A Manhattan ornithologist strives to heal the rift that has divided what is left of her family.
Clare and her older sister Anne were always close, having grown up in a Chelsea brownstone with parents who kept secrets from each other and their daughters. But when Anne married a famous Danish glass blower, Frederik, he insisted she distance her own family. After a long silence, Clare goes to Anne’s isolated country home, where she’s welcomed by Anne and her children, Grit and Gilly. Bruises on Anne reveal abuse, confirmed by young Gilly, but when Frederik thwarts their escape and tries to strangle Anne, Clare hits him with a burning log from the fireplace. After Anne testifies against her, Clare goes to prison for two years. Almost 20 years later, Clare has rebuilt her life around her work as a birder and nature blogger, studying New York City’s avian population. Her boyfriend, Paul, an Urban Park Ranger, is still in her life, but since she broke up with him (for his own good, she thought) while in prison, their relationship has remained tentative. When Grit shows up at Clare’s apartment (in that very same childhood brownstone), Clare learns that Anne, who moved to Copenhagen with Frederik, has thoroughly identified with her captor.

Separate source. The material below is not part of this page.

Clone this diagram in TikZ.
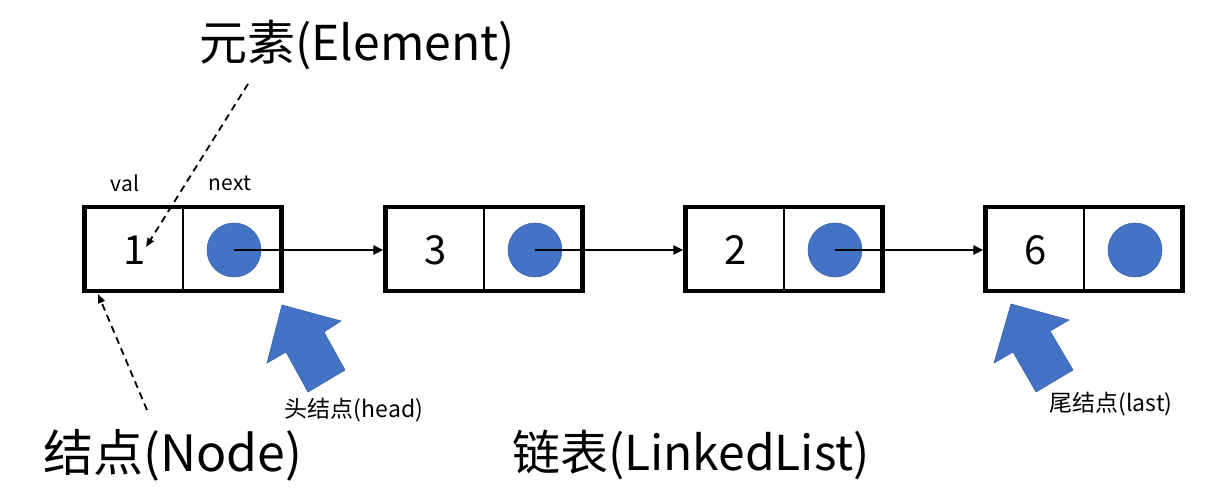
\documentclass[tikz,border=0pt]{standalone}
\usepackage{fontspec}
\setmainfont{Noto Sans CJK SC}
\usetikzlibrary{arrows.meta}
\definecolor{ptblue}{HTML}{4472C4}
\definecolor{ptedge}{HTML}{3A62AA}
\tikzset{
  box/.style={draw, line width=4.2pt, minimum width=197pt, minimum height=84pt, inner sep=0pt},
  dot/.style={circle, fill=ptblue, draw=ptedge, line width=0.6pt, minimum size=54pt, inner sep=0pt},
  num/.style={font=\fontsize{40}{44}\selectfont, inner sep=0pt},
  small/.style={font=\fontsize{21}{24}\selectfont, inner sep=0pt},
  label/.style={font=\fontsize{23}{26}\selectfont, inner sep=0pt},
  big/.style={font=\fontsize{48}{54}\selectfont, inner sep=0pt},
  link/.style={line width=2.8pt, -{Triangle[length=10pt,width=9pt]}},
  note/.style={line width=1.8pt, dash pattern=on 7pt off 5pt, -{Triangle[length=9pt,width=7pt]}},
  fatarrow/.style={fill=ptblue, draw=ptedge, line width=0.6pt}
}
\begin{document}
\begin{tikzpicture}[x=1pt,y=-1pt]
\useasboundingbox (0,0) rectangle (1220,502);
% boxes
\foreach \i/\x/\v in {1/183/1,2/484/3,3/784/2,4/1084/6}{
  \node[box] (b\i) at (\x,249) {};
  \draw[line width=1.8pt] (b\i.north) -- (b\i.south);
  \node[num] (v\i) at (\x-48,250) {\v};
  \node[dot] (c\i) at (\x+51,250) {};
}
% links
\draw[link] (c1.center) -- (b2.west |- c1.center);
\draw[link] (c2.center) -- (b3.west |- c2.center);
\draw[link] (c3.center) -- (b4.west |- c3.center);
% labels
\node[small] (val) at (125,183) {val};
\node[small] (nxt) at (230,183) {next};
\node[big] (elem) at (357,45) {元素(Element)};
\node[big, font=\fontsize{50}{56}\selectfont] (node) at (173,455) {结点(Node)};
\node[big] (ll) at (691,455) {链表(LinkedList)};
\node[label] (head) at (354,410) {头结点(head)};
\node[label] (last) at (1111,404) {尾结点(last)};
% dashed pointers
\coordinate (es) at (248,84);
\coordinate (et) at (146,247);
\coordinate (ns) at (147,410);
\coordinate (nt) at (98,294);
\draw[note] (es) -- (et);
\draw[note] (ns) -- (nt);
% big arrows
\draw[fatarrow] (282,305) -- (341,321) -- (324,332) -- (345,370) -- (308,392) -- (286,352) -- (267,363) -- cycle;
\draw[fatarrow] (1011,304) -- (1069,320) -- (1050,331) -- (1073,370) -- (1036,392) -- (1013,352) -- (994,363) -- cycle;
\end{tikzpicture}
\end{document}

She has tolerated Frederik’s physical and emotional abuse, not just of herself but of her son and daughter. Gilly commits a tragic act as a result, and Grit is disowned by her parents. Frederik is such an odious character that it is difficult to see how he managed to ensnare Anne in the first place—let alone keep her in his thrall. When Grit is hurt while filming in a bog, Clare leaves a message for Anne. A scent of violets and other clues indicate Anne may have heard the call.
A new rendering of Rice’s familiar themes of sisterhood and inherited dysfunction, which suffers from slapdash characterization but profits from a sure-handed depiction of the wilds of New York.